Last June, Levy headed an experiment that consisted of blocking employees' access to the desktop homepage for a week, in a bid to encourage everyone in the newsroom to write and publish stories with their mobile audience in mind.

"Reporters, writers and editors would put together a story on desktop, it would get published and it would look great, but they were not necessarily always checking to see how it looked on mobile," he said.


Before a story is published on nytimes.com, the journalist can see what it would look like on desktop, and the outlet's CMS also includes a mobile web preview. But for one week, Levy and his colleagues had to physically pull out their phones or tablets to access the website.

"It's not only a different screen size, it's also the idea that when you sit down to read a story on desktop that's one thing.

"But when you're on your phone, you may be waiting in line at the coffee shop for five minutes, or running for the subway, or you may be giving your kids breakfast as you quickly get 30 seconds to look at the news."

Levy said that while the experiment didn't "wildly change things, it helped", and the fact that it received support from the organisation's executives and publisher had a symbolic importance for the 164 year-old newspaper.

Feedback from the newsroom was also positive, he added.

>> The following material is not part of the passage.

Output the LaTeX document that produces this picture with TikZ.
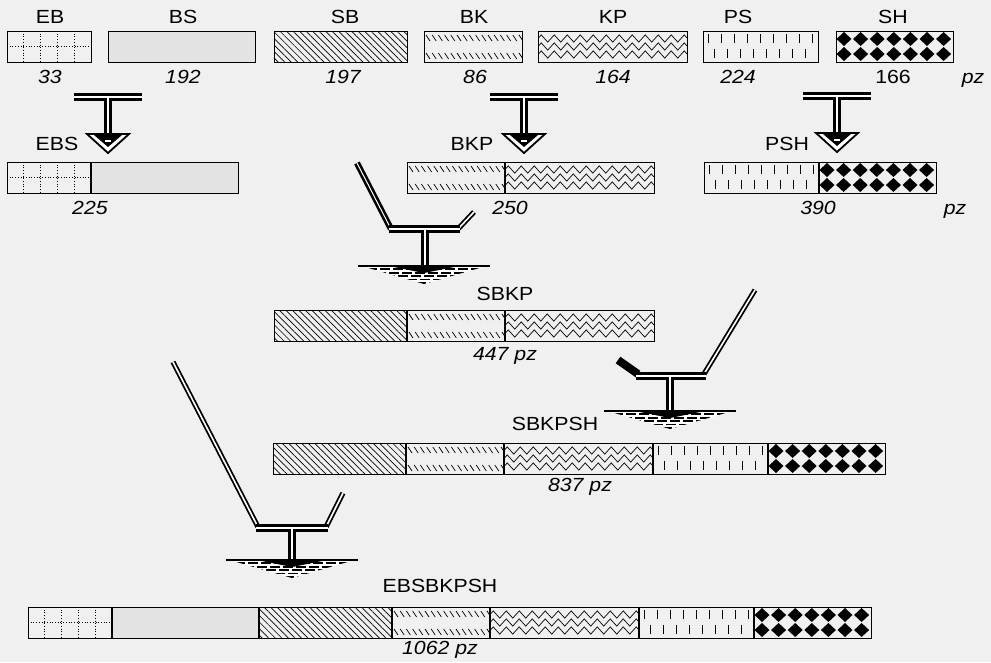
\documentclass[tikz,border=0pt]{standalone}
\usepackage{fontspec}
\setmainfont[FakeStretch=1.12]{Liberation Sans}
\usetikzlibrary{positioning,calc,patterns.meta,decorations.pathmorphing}

\tikzset{
    fineline/.style={line width=0.7pt},
    seg/.style={draw, line width=0.9pt, minimum height=31pt, inner sep=0pt, outer sep=0pt},
    segEB/.style={seg, minimum width=84pt, path picture={
        \coordinate (nw) at (path picture bounding box.north west);
        \draw[fineline, dotted] ($(nw)+(0,-15.5pt)$) -- ++(84pt,0);
        \foreach \i in {1,...,4}
            \draw[fineline, dotted] ($(nw)+(\i*16.8pt,0)$) -- ++(0,-31pt);
    }},
    segBS/.style={seg, minimum width=147pt, fill=black!11},
    segSB/.style={seg, minimum width=133pt,
        pattern={Lines[angle=-45, distance=4.6pt, line width=0.7pt]}},
    segBK/.style={seg, minimum width=98pt, path picture={
        \coordinate (nw) at (path picture bounding box.north west);
        \foreach \i in {0,...,15}{
            \draw[fineline] ($(nw)+(\i*6.2pt+2pt,-4pt)$) -- ++(4pt,-6pt);
            \draw[fineline] ($(nw)+(\i*6.2pt+2pt,-22pt)$) -- ++(4pt,-6pt);
        }
    }},
    segKP/.style={seg, minimum width=149pt, path picture={
        \coordinate (nw) at (path picture bounding box.north west);
        \foreach \k in {7.5,15.5,23.5}
            \draw[fineline, decorate, decoration={zigzag, segment length=13pt, amplitude=3.6pt}]
                ($(nw)+(0,-\k*1pt)$) -- ++(170pt,0);
    }},
    segPS/.style={seg, minimum width=115pt, path picture={
        \coordinate (nw) at (path picture bounding box.north west);
        \foreach \i in {0,...,8}{
            \draw[fineline] ($(nw)+(\i*13pt+5pt,-3pt)$) -- ++(0,-9pt);
            \draw[fineline] ($(nw)+(\i*13pt+11.5pt,-18pt)$) -- ++(0,-9pt);
        }
    }},
    segSH/.style={seg, minimum width=117pt, path picture={
        \coordinate (nw) at (path picture bounding box.north west);
        \foreach \i in {0,...,6}
            \foreach \r in {0,1}
                \fill ($(nw)+(\i*16.6pt+8pt,-\r*15pt-1pt)$) -- ++(7.5pt,-7pt) -- ++(-7.5pt,-7pt) -- ++(-7.5pt,7pt) -- cycle;
    }},
    divider/.style={line width=2.2pt},
    lab/.style={font=\fontsize{19}{21}\selectfont, inner sep=0pt, text height=1.5ex, text depth=.25ex},
    num/.style={font=\fontsize{19}{21}\selectfont\itshape, inner sep=0pt, text height=1.5ex, text depth=.25ex},
    pipe/.style={line width=2.8pt, double=white, double distance=2.8pt},
    arm/.style={line width=1.8pt, double=white, double distance=1.6pt},
    armdark/.style={line width=2.6pt, double=white, double distance=1pt},
    stub/.style={line width=8pt},
    % small T with its hopper, origin at the middle of the bar
    tee/.pic={
        \draw[pipe] (-34pt,0) -- (34pt,0) (0,0) -- (0,-42pt);
        \filldraw[fill=white, line width=1.8pt] (-21pt,-37pt) -- (21pt,-37pt) -- (0,-56pt) -- cycle;
        \fill (-14pt,-38pt) -- (14pt,-38pt) -- (0,-50pt) -- cycle;
        \draw[white, line width=1.5pt] (-3pt,-44pt) -- (3pt,-44pt);
    },
    % wide hopper, origin at the middle of its top edge
    hopper/.pic={
        \fill[white] (-66pt,0) -- (66pt,0) -- (0,-19pt) -- cycle;
        \begin{scope}
            \clip (-66pt,0) -- (66pt,0) -- (0,-19pt) -- cycle;
            \foreach \k [evaluate=\k as \ph using \k*4] in {0,...,5}
                \draw[line width=1.9pt, dash pattern=on 10pt off 3pt, dash phase=\ph pt]
                    (-66pt,-\k*3.4pt-0.9pt) -- (66pt,-\k*3.4pt-0.9pt);
        \end{scope}
        \draw[line width=2.4pt] (-66pt,-1.2pt) -- (66pt,-1.2pt);
        \fill (-30pt,-2pt) -- (30pt,-2pt) -- (0,-8pt) -- cycle;
    }
}

\begin{document}
\begin{tikzpicture}[x=1pt, y=1pt]
\useasboundingbox (0,0) rectangle (991,-662);
\fill[black!6] (0,0) rectangle (991,-662);

% the seven fragments
\node[segEB, anchor=north west] (eb) at (7,-31) {};
\node[segBS, anchor=north west] (bs) at (108,-31) {};
\node[segSB, anchor=north west] (sb) at (274,-31) {};
\node[segBK, anchor=north west] (bk) at (424,-31) {};
\node[segKP, anchor=north west] (kp) at (538,-31) {};
\node[segPS, anchor=north west] (ps) at (703,-31) {};
\node[segSH, anchor=north west] (sh) at (836,-31) {};

\node[lab] (lab-eb) at (50,-20) {EB};
\node[lab] (lab-bs) at (183,-20) {BS};
\node[lab] (lab-sb) at (345,-20) {SB};
\node[lab] (lab-bk) at (474,-20) {BK};
\node[lab] (lab-kp) at (613,-20) {KP};
\node[lab] (lab-ps) at (738,-20) {PS};
\node[lab] (lab-sh) at (893,-20) {SH};
\node[num] (n-eb) at (50,-80) {33};
\node[num] (n-bs) at (183,-80) {192};
\node[num] (n-sb) at (343,-80) {197};
\node[num] (n-bk) at (475,-80) {86};
\node[num] (n-kp) at (613,-80) {164};
\node[num] (n-ps) at (738,-80) {224};
\node[lab] (n-sh) at (893,-80) {166};
\node[num] (pz-a) at (973,-80) {pz};

% first joins
\pic at (108,-97) {tee};
\pic at (524,-97) {tee};
\pic at (837,-96) {tee};

\node[segEB, anchor=north west] (ebs-eb) at (7,-162) {};
\node[segBS, right=0pt of ebs-eb] (ebs-bs) {};
\node[segBK, anchor=north west] (bkp-bk) at (407,-162) {};
\node[segKP, right=0pt of bkp-bk] (bkp-kp) {};
\node[segPS, anchor=north west] (psh-ps) at (704,-162) {};
\node[segSH, right=0pt of psh-ps] (psh-sh) {};
\draw[divider] (ebs-eb.north east) -- (ebs-eb.south east);
\draw[divider] (bkp-bk.north east) -- (bkp-bk.south east);
\draw[divider] (psh-ps.north east) -- (psh-ps.south east);

\node[lab] (lab-ebs) at (57,-147) {EBS};
\node[lab] (lab-bkp) at (472,-147) {BKP};
\node[lab] (lab-psh) at (787,-147) {PSH};
\node[num] (n-ebs) at (90,-211) {225};
\node[num] (n-bkp) at (510,-211) {250};
\node[num] (n-psh) at (818,-211) {390};
\node[num] (pz-b) at (955,-211) {pz};

% SB + BKP
\draw[armdark] (357,-163) -- (391,-229);
\draw[arm] (458,-229) -- (474,-212);
\draw[pipe] (389,-229) -- (460,-229) (425,-229) -- (425,-266);
\pic at (424,-265) {hopper};

\node[segSB, anchor=north west] (sbkp-sb) at (274,-310) {};
\node[segBK, right=0pt of sbkp-sb] (sbkp-bk) {};
\node[segKP, right=0pt of sbkp-bk] (sbkp-kp) {};
\draw[divider] (sbkp-sb.north east) -- (sbkp-sb.south east);
\draw[divider] (sbkp-bk.north east) -- (sbkp-bk.south east);
\node[lab] (lab-sbkp) at (505,-297) {SBKP};
\node[num] (n-sbkp) at (505,-357) {447 pz};

% SBKP + PSH
\draw[stub] (618,-360) -- (638,-374);
\draw[arm] (704,-374) -- (755,-290);
\draw[pipe] (636,-376) -- (706,-376) (670,-376) -- (670,-411);
\pic at (670,-410) {hopper};

\node[segSB, anchor=north west] (sbkpsh-sb) at (273,-443) {};
\node[segBK, right=0pt of sbkpsh-sb] (sbkpsh-bk) {};
\node[segKP, right=0pt of sbkpsh-bk] (sbkpsh-kp) {};
\node[segPS, right=0pt of sbkpsh-kp] (sbkpsh-ps) {};
\node[segSH, right=0pt of sbkpsh-ps] (sbkpsh-sh) {};
\foreach \s in {sb,bk,kp,ps}
    \draw[divider] (sbkpsh-\s.north east) -- (sbkpsh-\s.south east);
\node[lab] (lab-sbkpsh) at (555,-427) {SBKPSH};
\node[num] (n-sbkpsh) at (580,-488) {837 pz};

% EBS + SBKPSH
\draw[arm] (173,-362) -- (258,-527);
\draw[arm] (326,-527) -- (343,-493);
\draw[pipe] (256,-528) -- (328,-528) (292,-528) -- (292,-560);
\pic at (292,-559) {hopper};

\node[segEB, anchor=north west] (all-eb) at (28,-607) {};
\node[segBS, right=0pt of all-eb] (all-bs) {};
\node[segSB, right=0pt of all-bs] (all-sb) {};
\node[segBK, right=0pt of all-sb] (all-bk) {};
\node[segKP, right=0pt of all-bk] (all-kp) {};
\node[segPS, right=0pt of all-kp] (all-ps) {};
\node[segSH, right=0pt of all-ps] (all-sh) {};
\foreach \s in {eb,bs,sb,bk,kp,ps}
    \draw[divider] (all-\s.north east) -- (all-\s.south east);
\node[lab] (lab-all) at (440,-589) {EBSBKPSH};
\node[num] (n-all) at (440,-651) {1062 pz};
\end{tikzpicture}
\end{document}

One editor approached him to explain how being forced to look at his section front on mobile made him realise that while six stories on the same topic might look good on desktop, the same format is "just too much" on a phone.

"It's an entirely different experience on mobile and we need to be increasingly sensitive to that, increasingly thinking about how our journalism is being read, watched or listened to and how it is different to what we're accustomed to.

"Even today, we're still writing and editing on desktop, so everyday we have to remind ourselves and our colleagues, 'you've got to keep looking at the phone'".